◆ Data segment
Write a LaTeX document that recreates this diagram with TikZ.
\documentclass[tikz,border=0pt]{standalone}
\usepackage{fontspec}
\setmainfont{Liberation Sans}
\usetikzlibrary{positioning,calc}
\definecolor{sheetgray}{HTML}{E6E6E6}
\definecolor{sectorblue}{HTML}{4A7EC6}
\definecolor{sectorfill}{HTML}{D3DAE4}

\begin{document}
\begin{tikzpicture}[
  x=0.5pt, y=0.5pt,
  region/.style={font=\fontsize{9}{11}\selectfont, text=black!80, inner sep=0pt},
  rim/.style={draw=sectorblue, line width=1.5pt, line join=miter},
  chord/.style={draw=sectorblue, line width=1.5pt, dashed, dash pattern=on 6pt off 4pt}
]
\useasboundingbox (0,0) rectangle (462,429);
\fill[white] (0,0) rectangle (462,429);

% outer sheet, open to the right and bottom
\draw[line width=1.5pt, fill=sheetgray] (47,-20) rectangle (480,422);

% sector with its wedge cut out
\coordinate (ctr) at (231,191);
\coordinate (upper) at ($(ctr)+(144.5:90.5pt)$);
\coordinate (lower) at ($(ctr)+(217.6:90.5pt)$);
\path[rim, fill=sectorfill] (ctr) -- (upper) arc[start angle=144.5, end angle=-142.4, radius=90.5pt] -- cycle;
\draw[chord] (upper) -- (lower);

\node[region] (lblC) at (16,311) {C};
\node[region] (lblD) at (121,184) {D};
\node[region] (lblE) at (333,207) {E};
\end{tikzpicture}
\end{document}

◆ Direction
Retype the material above, line by line, exactly.

◆ Written response
Write a LaTeX document that recreates this diagram with TikZ.
\documentclass[tikz,border=0pt]{standalone}
\usepackage{fontspec}
\setmainfont{Liberation Sans}
\usetikzlibrary{positioning,calc}
\definecolor{sheetgray}{HTML}{E6E6E6}
\definecolor{sectorblue}{HTML}{4A7EC6}
\definecolor{sectorfill}{HTML}{D3DAE4}

\begin{document}
\begin{tikzpicture}[
  x=0.5pt, y=0.5pt,
  region/.style={font=\fontsize{9}{11}\selectfont, text=black!80, inner sep=0pt},
  rim/.style={draw=sectorblue, line width=1.5pt, line join=miter},
  chord/.style={draw=sectorblue, line width=1.5pt, dashed, dash pattern=on 6pt off 4pt}
]
\useasboundingbox (0,0) rectangle (462,429);
\fill[white] (0,0) rectangle (462,429);

% outer sheet, open to the right and bottom
\draw[line width=1.5pt, fill=sheetgray] (47,-20) rectangle (480,422);

% sector with its wedge cut out
\coordinate (ctr) at (231,191);
\coordinate (upper) at ($(ctr)+(144.5:90.5pt)$);
\coordinate (lower) at ($(ctr)+(217.6:90.5pt)$);
\path[rim, fill=sectorfill] (ctr) -- (upper) arc[start angle=144.5, end angle=-142.4, radius=90.5pt] -- cycle;
\draw[chord] (upper) -- (lower);

\node[region] (lblC) at (16,311) {C};
\node[region] (lblD) at (121,184) {D};
\node[region] (lblE) at (333,207) {E};
\end{tikzpicture}
\end{document}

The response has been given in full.